Şimdi yeni kabinesine bakın.
Son döneminde beklenmedik bir liste oluşturdu. Mehmet Şimşek, Hakan Fidan, İbrahim Kalın (MİT) ... Merkez Bankası Başkanı değişiyor. Bakanlar Kurulu ve bürokraside yeni yüzler yeni yaklaşımlar... Esnek, görüşlere sahip bi lider acaba içeriye ve dışarıya hangi mesajı veriyor? Son döneminde.
CHP ve muhalefet bloğu (6 partinin tamamı) ile Kılıçdaroğlu ise bir yıl önce kazanacağı ve hatta son ana kadar kazanacağı seçimi kaybetti. Hepsi beraber kaybetti.
Hatırlatalım: Bir yıl önce psikolojik üstünlük kimdeydi?
Söylenecek çok söz var. Ama şu ana fikir olsun. 6 Parti, 6 lider topluma umut aşılarken bir anda masadan kalkılarak çok büyük yanlış yaptı, güven kaybettiler. Halk, ‘bunlar bu şekilde yönetemezler, ekonomi ve depremin hasarını böyle gideremezler’ diye düşünmeye ve hissetmeye başlayınca ibre tersine döndü…
CHP özeline gelince…
Teşkilatlanma modeli çok yanlış. Rakibinizin, rakibiniz devletin tüm olanaklarını kullanırken siz ev gezmeleri bile yapamadınız, ‘Gelin ben her türlü maddi manevi desteği vereyim’ diyen adama bile selam vermediniz.
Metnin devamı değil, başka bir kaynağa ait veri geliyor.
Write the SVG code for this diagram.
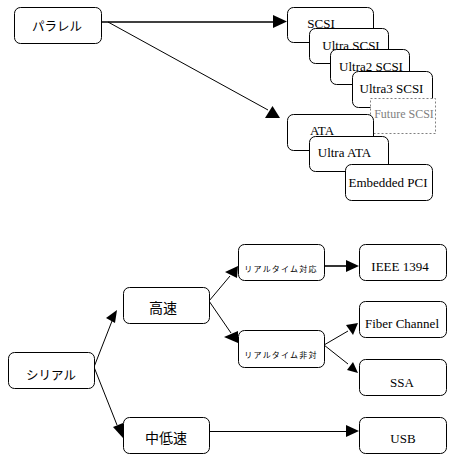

Gerek İYİ PARTİ sıralamasında, gerek CHP İl sıralamalarında çok büyük hatalar yapıldı var olan milletvekilini sıralamaya koyarken yanındakilerin kimler olduğu unutuldu sizin. Yüz yüze halkla iletişim çok ama çok zayıf. Ev ziyaretleri yok gibi.
Sol Partilerin adını anmamanıza rağmen ilk turda yüzde 70 üzerinde oy verdiler. 2. turda gördükleri ilgisizlikten dolayı yüzde otuz sandığa gitmedi. Binde bir oyu olanlara 38 milletvekili verildi, sol tamamen unutuldu, sağ partilerden medet umdular. Oysa Sağ partilerde siyaset yapan onlarca parti varken…
CHP’nin listelerini kim yaptı? Soru budur. Kim, nasıl, hangi gerekçelerle etkili oldu?
Kılıçdaroğlu’nun yerine ben olsam hemen neden kaybedildiğini her ildeki akil insanlardan öğrenir bir rapor haline getirirdim.
Erdoğan bunu biliyor. Hamlelerini buna göre yapıyor. Kılıçdaroğlu da bunu öğrensin. Öğrenen bir sonraki mücadeleye ve olası zafere hazırlanabilir.
“Mutlak yenilgi yoktur” dedik değil mi? Gerekli hamleler yapılmazsa en son noktada, yenile yenile mutlak hezimete ulaşılır. Mesele şu ki, kimin tarihe nasıl yazılacağı.